People who are imitated by WebScore AI
We needed two things to form a dataset (a set of data for a teaching model) from a variety of websites:
- the signs by which the system will determine if the website is attractive;
- the evaluates (marks) of our scale for a certain website’s mass. They will become a model for the system.
Someone should put these initial evaluates. Such a "teacher", a group of "teachers" if we are to be precise, will greatly affect how the model will work.
To assemble a focus group, we conducted a preliminary selection of candidates on 1500 website examples. A routine work, but a responsible one and demanding great focus. The preliminary selection helped us to narrow down unsuitable candidates and also to exclude the "controversial" (when someone rates it as 1 and the other one with 10) websites from the sample.
At first, we experimented with evaluation methods.
For example, we offered to evaluate one website at a time, then two websites at the same time, or to choose one out of two, the most attractive one. The approach where the respondent saw one single website and evaluated it worked best. We used it to evaluate 10.000 of the remaining websites.
A person evaluated whether a website is beautiful or not. How will the machine do this?
You and I need only one look to form an opinion on the overall beauty of something. But we know that the devil is in the details.
The website visual attractiveness signs, which will guide the model, is a key moment for the whole project. We asked uKit website builder design team for a hand, their work is used as a basis for hundreds of thousands of websites, and millions of people see it. Together we have compiled an expanded list of features that professionals pay attention to when developing a website design. And then tried to cut it, leaving only the most important.
As a result, we get a checklist of 125 quite different, yet significant criteria, grouped into fifteen categories. For example, the list has: adaptation to popular screens, a variety of font sizes, purity of colors, length of headings, the proportion of the images are on the entire page, and so on. What remained, is to train the model with these rules.
Create an algorithm
What is a ‘teaching model’ exactly? It’s the construction of an algorithm that is based on a given set of characteristics and can evaluate the selected website. It is desirable that the system’s evaluation and the average teacher’s evaluation share a minimum gap in the end evaluations.

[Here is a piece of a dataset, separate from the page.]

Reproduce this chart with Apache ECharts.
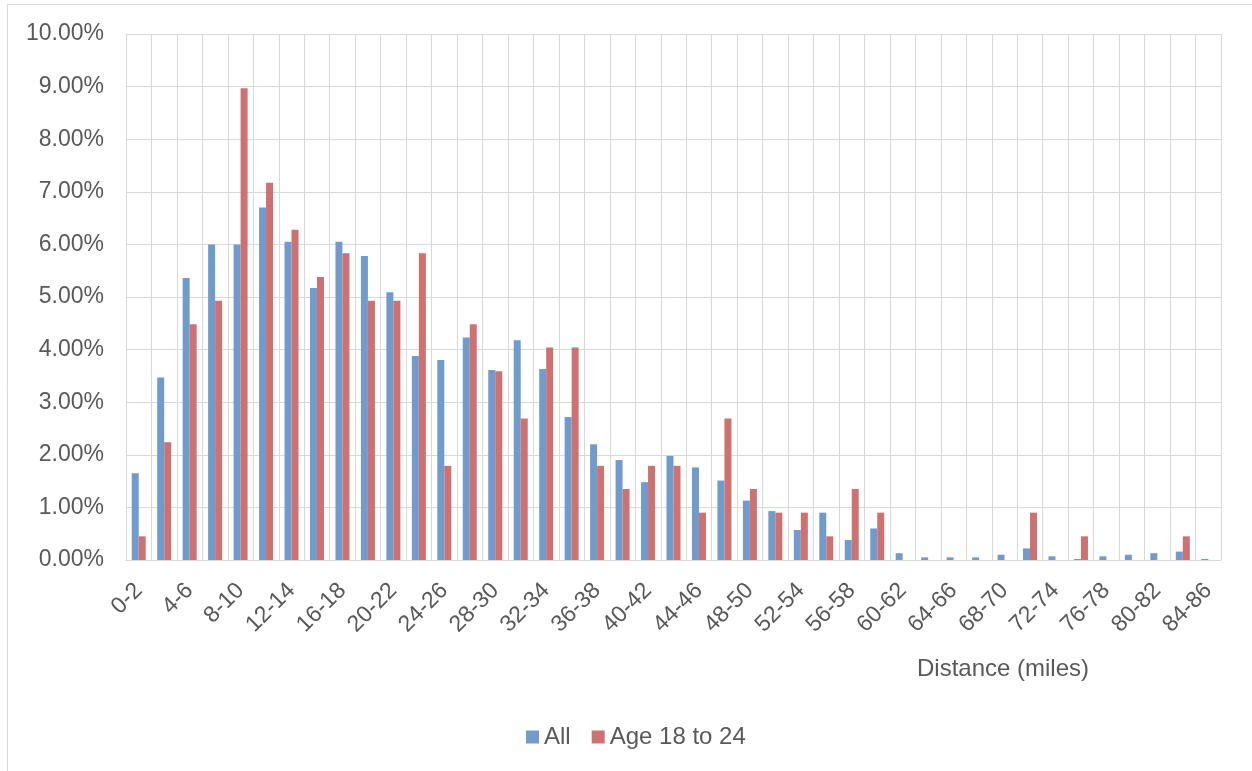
<!DOCTYPE html>
<html>
<head>
<meta charset="utf-8">
<title>Distance distribution</title>
<script src="https://cdn.jsdelivr.net/npm/echarts@6/dist/echarts.min.js"></script>
<style>
  html, body { margin: 0; padding: 0; background: #ffffff; }
  #chart { width: 1252px; height: 771px; }
</style>
</head>
<body>
<div id="chart"></div>
<script>
// Distance bins (miles)
const categories = [
  '0-2', '2-4', '4-6', '6-8', '8-10', '10-12', '12-14', '14-16', '16-18', '18-20',
  '20-22', '22-24', '24-26', '26-28', '28-30', '30-32', '32-34', '34-36', '36-38', '38-40',
  '40-42', '42-44', '44-46', '46-48', '48-50', '50-52', '52-54', '54-56', '56-58', '58-60',
  '60-62', '62-64', '64-66', '66-68', '68-70', '70-72', '72-74', '74-76', '76-78', '78-80',
  '80-82', '82-84', '84-86'
];

// Share of trips per bin, in percent
const allValues = [
  1.65, 3.47, 5.36, 6.00, 6.00, 6.70, 6.05, 5.17, 6.05, 5.78,
  5.09, 3.88, 3.80, 4.23, 3.61, 4.18, 3.63, 2.72, 2.20, 1.90,
  1.48, 1.98, 1.76, 1.51, 1.13, 0.93, 0.57, 0.90, 0.38, 0.60,
  0.13, 0.05, 0.05, 0.05, 0.10, 0.22, 0.07, 0.02, 0.07, 0.10,
  0.13, 0.16, 0.02
];

const age18to24Values = [
  0.45, 2.24, 4.48, 4.93, 8.97, 7.17, 6.28, 5.38, 5.83, 4.93,
  4.93, 5.83, 1.79, 4.48, 3.59, 2.69, 4.04, 4.04, 1.79, 1.35,
  1.79, 1.79, 0.90, 2.69, 1.35, 0.90, 0.90, 0.45, 1.35, 0.90,
  0, 0, 0, 0, 0, 0.90, 0, 0.45, 0, 0,
  0, 0.45, 0
];

const seriesNames = ['All', 'Age 18 to 24'];
const axisTitle = 'Distance (miles)';

const FONT = '"Liberation Sans", Arial, sans-serif';
const TEXT = '#595959';
const GRID = '#d9d9d9';

const chart = echarts.init(document.getElementById('chart'), null, { renderer: 'canvas' });

chart.setOption({
  animation: false,
  backgroundColor: '#ffffff',
  textStyle: { fontFamily: FONT },
  grid: { left: 126, right: 31, top: 34, bottom: 211, containLabel: false },
  legend: {
    data: seriesNames,
    left: 526,
    top: 725,
    padding: 0,
    icon: 'rect',
    itemWidth: 13,
    itemHeight: 13,
    itemGap: 21,
    textStyle: { color: TEXT, fontSize: 24, fontFamily: FONT }
  },
  xAxis: {
    type: 'category',
    data: categories,
    boundaryGap: true,
    axisLine: { show: true, lineStyle: { color: GRID, width: 1 } },
    axisTick: { show: false },
    splitLine: { show: true, interval: 0, lineStyle: { color: GRID, width: 1 } },
    axisLabel: {
      interval: 1,
      rotate: 45,
      margin: 27,
      color: TEXT,
      fontSize: 23,
      fontFamily: FONT
    }
  },
  yAxis: {
    type: 'value',
    min: 0,
    max: 10,
    interval: 1,
    axisLine: { show: false },
    axisTick: { show: false },
    splitLine: { show: true, lineStyle: { color: GRID, width: 1 } },
    axisLabel: {
      margin: 22,
      color: TEXT,
      fontSize: 23,
      fontFamily: FONT,
      formatter: v => v.toFixed(2) + '%'
    }
  },
  series: [
    {
      name: seriesNames[0],
      type: 'bar',
      data: allValues,
      barWidth: 7,
      barGap: '0%',
      itemStyle: { color: '#729bcd' }
    },
    {
      name: seriesNames[1],
      type: 'bar',
      data: age18to24Values,
      barWidth: 7,
      barGap: '0%',
      itemStyle: { color: '#cd7171' }
    }
  ],
  graphic: [
    {
      type: 'rect',
      silent: true,
      shape: { x: 7.5, y: 4.5, width: 1300, height: 900 },
      style: { fill: 'none', stroke: GRID, lineWidth: 1 }
    },
    {
      type: 'text',
      silent: true,
      x: 1003,
      y: 669,
      style: {
        text: axisTitle,
        fill: TEXT,
        font: '24px ' + FONT,
        textAlign: 'center',
        textVerticalAlign: 'middle'
      }
    }
  ]
});
</script>
</body>
</html>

We’ve decided to use gradient boosting method over the decision trees, because it’s one of the most popular and effective approaches. Using basic algorithms, it constructs an ensemble, the overall result of which exceeds the results of any separate algorithm.
Moreover, with the addition of each following basic algorithm, it tries to improve the quality of the answers of the entire ensemble.
To accelerate and ease the process, we used the CatBoost library from Yandex, which allows building a gradient-based booster in so-called "oblivious decision trees", ensuring good teaching model from "zero" and a quick transition to providing predictions (estimates) for new objects.
Adding a neural network
When the basic algorithm was ready, we decided to conduct an experiment, will the results improve if we add a neural network? Actually, we already knew how to ‘observe’ a website and its design, and now we decided to give the system some kind of a ‘magnifier’ with which it can reveal even more details.
We chose one of the most popular networks, resnet50, it’s known as a good algorithm for extracting high-level features. And we've learned how to get 1000 additional attributes for website evaluation. As a result, the system now characterizes a URL by a total of 1125 signs and finds the website’s ‘place’ on a 10-point scale. The process takes up to tens of seconds, that’s why we consider to speed up the model by reducing the number of signs while maintaining the quality of the evaluation on the same level.
The model trained this way could estimate three times more accurately than the estimates of individual ‘teachers’.
We can say that the model surpassed its first teachers since the focus group estimates differ from the average one more strongly than the estimate of the neural network. Now we put the algorithm into the network for further teaching. And you can become its teacher.